Temeritas (Rashness): Two Flaws In Thinking That Mess Up Our View Of Ethics, History, Politics, & Everything Else.
One of the most helpful categories for understanding how we go wrong in our thinking is Augustine's idea of temeritas (rashness), which he defines as the TENDENCY TO ASSERT AS CERTAIN WHAT IS UNCERTAIN and WHAT IS UNCERTAIN AS CERTAIN. To "assert the certain as uncertain" is to refuse, or be unable to, be appropriately moved by evidence. To assert the "uncertain as certain" is to achieve certainty ahead of the evidence, i.e., prematurely. Often those who have very bad case of the first (asserting the certain as uncertain), tend to accuse others of being guilty of the second (asserting the uncertain as certain), and vice-versa. Termeritas is the sin which apologists of all sorts tend to be prone.
Vaclav Havel is often quoted as saying, "Education is the ability to perceive the hidden connections between phenomena.” I have no idea if Havel actually said this or where, but he is often quoted as saying it. Whatever the case, my experience would tend to lead me to the opposite conclusion, namely that "education is the ability to avoid perceiving what seem to be hidden connections too quickly." And thus, potentially at least, of having the ability to avoid temeritas.
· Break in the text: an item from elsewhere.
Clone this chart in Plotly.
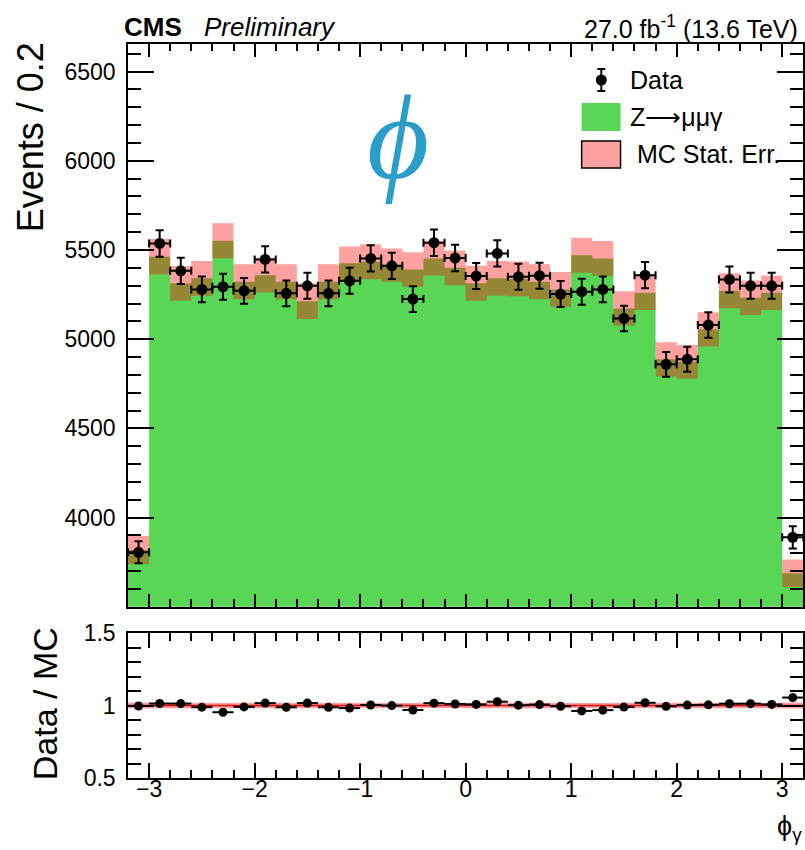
import numpy as np
import plotly.graph_objects as go

# ---- photon azimuth binning (0.2 wide bins) ----
bin_edges = [-3.2, -3.0, -2.8, -2.6, -2.4, -2.2, -2.0, -1.8, -1.6, -1.4, -1.2,
             -1.0, -0.8, -0.6, -0.4, -0.2, 0.0, 0.2, 0.4, 0.6, 0.8, 1.0, 1.2,
             1.4, 1.6, 1.8, 2.0, 2.2, 2.4, 2.6, 2.8, 3.0, 3.2]
bin_centers = [-3.1, -2.9, -2.7, -2.5, -2.3, -2.1, -1.9, -1.7, -1.5, -1.3, -1.1,
               -0.9, -0.7, -0.5, -0.3, -0.1, 0.1, 0.3, 0.5, 0.7, 0.9, 1.1, 1.3,
               1.5, 1.7, 1.9, 2.1, 2.3, 2.5, 2.7, 2.9, 3.1]

# Z -> mu mu gamma simulation, events per bin
mc_yield = [3818, 5462, 5313, 5341, 5552, 5322, 5359, 5322, 5213, 5322, 5425,
            5434, 5415, 5391, 5453, 5400, 5313, 5341, 5338, 5322, 5279, 5471,
            5453, 5172, 5260, 4887, 4873, 5055, 5271, 5232, 5260, 3687]
# MC statistical uncertainty per bin
mc_stat_err = [80, 100, 97, 98, 98, 98, 98, 98, 100, 98, 95,
               98, 93, 97, 98, 97, 98, 97, 98, 98, 97, 98,
               97, 96, 97, 96, 95, 96, 98, 97, 97, 77]
# observed events per bin
data_yield = [3805, 5537, 5383, 5279, 5294, 5271, 5447, 5257, 5299, 5257, 5327,
              5453, 5411, 5225, 5541, 5455, 5354, 5481, 5350, 5356, 5253, 5266,
              5279, 5116, 5359, 4859, 4887, 5079, 5335, 5299, 5299, 3889]

x_ticks = [-3, -2, -1, 0, 1, 2, 3]
y_ticks = [4000, 4500, 5000, 5500, 6000, 6500]
ratio_ticks = [0.5, 1, 1.5]
ratio_ticktext = ["0.5", "1", "1.5"]

GREEN = "rgb(89,214,86)"
BAND = "rgba(255,0,0,0.37)"
PINK = "rgb(255,161,161)"
FONT = "Liberation Sans, Arial, sans-serif"

mc = np.array(mc_yield, dtype=float)
err = np.array(mc_stat_err, dtype=float)
data = np.array(data_yield, dtype=float)
data_err = np.sqrt(data)
ratio = data / mc
ratio_err = data_err / mc
rel_err = err / mc


def step(vals):
    # repeat the last bin so an 'hv' line spans the full final bin
    vals = list(vals)
    return vals + [vals[-1]]


fig = go.Figure()

# ---- upper panel ----
fig.add_trace(go.Scatter(x=bin_edges, y=step(mc), mode="lines",
                         line=dict(width=0, shape="hv"), fill="tozeroy",
                         fillcolor=GREEN, hoverinfo="skip", showlegend=False,
                         xaxis="x", yaxis="y"))
fig.add_trace(go.Scatter(x=bin_edges, y=step(mc - err), mode="lines",
                         line=dict(width=0, shape="hv"), hoverinfo="skip",
                         showlegend=False, xaxis="x", yaxis="y"))
fig.add_trace(go.Scatter(x=bin_edges, y=step(mc + err), mode="lines",
                         line=dict(width=0, shape="hv"), fill="tonexty",
                         fillcolor=BAND, hoverinfo="skip", showlegend=False,
                         xaxis="x", yaxis="y"))
fig.add_trace(go.Scatter(x=bin_centers, y=data, mode="markers",
                         marker=dict(color="black", size=11),
                         error_y=dict(type="data", array=data_err, color="black",
                                      thickness=2, width=4),
                         error_x=dict(type="constant", value=0.1, color="black",
                                      thickness=2, width=4),
                         showlegend=False, xaxis="x", yaxis="y"))

# ---- ratio panel ----
fig.add_trace(go.Scatter(x=bin_edges, y=step(1 - rel_err), mode="lines",
                         line=dict(width=0, shape="hv"), hoverinfo="skip",
                         showlegend=False, xaxis="x2", yaxis="y2"))
fig.add_trace(go.Scatter(x=bin_edges, y=step(1 + rel_err), mode="lines",
                         line=dict(width=0, shape="hv"), fill="tonexty",
                         fillcolor=BAND, hoverinfo="skip", showlegend=False,
                         xaxis="x2", yaxis="y2"))
fig.add_trace(go.Scatter(x=bin_centers, y=ratio, mode="markers",
                         marker=dict(color="black", size=9),
                         error_y=dict(type="data", array=ratio_err, color="black",
                                      thickness=2, width=3),
                         error_x=dict(type="constant", value=0.1, color="black",
                                      thickness=2, width=0),
                         showlegend=False, xaxis="x2", yaxis="y2"))

# ---- page geometry ----
W, H = 805, 850
ML, MR, MT, MB = 128, 0, 44, 72
PW = W - ML - MR
PH = H - MT - MB


def xp(px):
    return (px - ML) / PW


def yp(py):
    return (H - MB - py) / PH


main_dom = [yp(606.7), 1.0]
ratio_dom = [0.0, yp(633)]

axis_common = dict(showline=True, linecolor="black", linewidth=1.5,
                   mirror="ticks", ticks="inside", tickcolor="black",
                   tickwidth=1.5, showgrid=False, zeroline=False,
                   tickfont=dict(family=FONT, size=23, color="black"))

fig.update_layout(
    width=W, height=H,
    margin=dict(l=ML, r=MR, t=MT, b=MB, pad=0),
    paper_bgcolor="white", plot_bgcolor="white",
    font=dict(family=FONT, color="black"),
    showlegend=False,
    xaxis=dict(domain=[0, 1], anchor="y", range=[-3.2, 3.197],
               tickvals=x_ticks, showticklabels=False, ticklen=13,
               minor=dict(ticks="inside", ticklen=7.5, dtick=0.2, tick0=0,
                          tickcolor="black", tickwidth=1.5),
               **axis_common),
    yaxis=dict(domain=main_dom, anchor="x", range=[3500, 6655],
               tickvals=y_ticks, ticklen=26, ticklabelstandoff=6,
               minor=dict(ticks="inside", ticklen=13, dtick=100, tick0=0,
                          tickcolor="black", tickwidth=1.5),
               **axis_common),
    xaxis2=dict(domain=[0, 1], anchor="y2", range=[-3.2, 3.197],
                tickvals=x_ticks, ticklen=15, ticklabelstandoff=-10,
                minor=dict(ticks="inside", ticklen=8, dtick=0.2, tick0=0,
                           tickcolor="black", tickwidth=1.5),
                **axis_common),
    yaxis2=dict(domain=ratio_dom, anchor="x2", range=[0.5, 1.5],
                tickvals=ratio_ticks, ticktext=ratio_ticktext, ticklen=26,
                ticklabelstandoff=6,
                minor=dict(ticks="inside", ticklen=13, dtick=0.1, tick0=0,
                           tickcolor="black", tickwidth=1.5),
                **axis_common),
)

shapes = []
# unity line in the ratio panel
shapes.append(dict(type="line", xref="x2 domain", yref="y2", x0=0, x1=1,
                   y0=1, y1=1, line=dict(color="rgb(200,0,0)", width=1.5),
                   layer="below"))

# legend: data marker with error bar
lx, ly = 602.7, 80
shapes.append(dict(type="line", xref="paper", yref="paper",
                   x0=xp(lx), x1=xp(lx), y0=yp(ly - 11), y1=yp(ly + 11),
                   line=dict(color="black", width=2)))
for cy in (ly - 11, ly + 11):
    shapes.append(dict(type="line", xref="paper", yref="paper",
                       x0=xp(lx - 4), x1=xp(lx + 4), y0=yp(cy), y1=yp(cy),
                       line=dict(color="black", width=2)))
shapes.append(dict(type="circle", xref="paper", yref="paper",
                   x0=xp(lx - 5.5), x1=xp(lx + 5.5), y0=yp(ly - 5.5),
                   y1=yp(ly + 5.5), fillcolor="black",
                   line=dict(color="black", width=0)))
# legend: simulation box
shapes.append(dict(type="rect", xref="paper", yref="paper",
                   x0=xp(583), x1=xp(622), y0=yp(131), y1=yp(103),
                   fillcolor=GREEN, line=dict(width=0)))
# legend: stat. uncertainty box
shapes.append(dict(type="rect", xref="paper", yref="paper",
                   x0=xp(583), x1=xp(622), y0=yp(168), y1=yp(141),
                   fillcolor=PINK, line=dict(color="black", width=1.5)))
fig.update_layout(shapes=shapes)

ann = []


def text(s, px, py, size, xanchor="left", yanchor="middle", **kw):
    ann.append(dict(text=s, x=xp(px), y=yp(py), xref="paper", yref="paper",
                    xanchor=xanchor, yanchor=yanchor, showarrow=False,
                    font=dict(family=kw.pop("family", FONT), size=size,
                              color=kw.pop("color", "black")), **kw))


text("<b>CMS</b>", 122, 27, 26)
text("<i>Preliminary</i>", 202, 27, 26)
text("27.0 fb<sup>-1</sup> (13.6 TeV)", 802, 27, 25, xanchor="right")
text("Data", 629, 80, 25)
text("Z⟶μμγ", 629, 117, 25)
text("MC Stat. Err.", 637, 154, 25)
text("<i>ϕ</i>", 399, 137, 120, xanchor="center",
     family="Liberation Serif, DejaVu Serif, serif", color="rgb(42,158,200)")
text("Events / 0.2", 30, 137, 36, xanchor="center", textangle=-90)
text("Data / MC", 45, 704, 34, xanchor="center", textangle=-90)
text("ϕ<sub>γ</sub>", 791, 828, 27, xanchor="center")
fig.update_layout(annotations=ann)

fig.write_html("out.html")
INSISTING THAT UNLIKE THINGS ARE LIKE and THAT LIKE THINGS ARE UNLIKE, usually turns on featuring one or more points of similarity while suppressing differences or featuring one difference while suppressing similarities. This is illustrated by the current tendency of the political Left to equate any leanings toward the Right (no matter how small) as advocacy of full-blown Hitlerian Fascism and on the political Right any leanings toward the Left as advocacy of full-blown Stalinist Communism.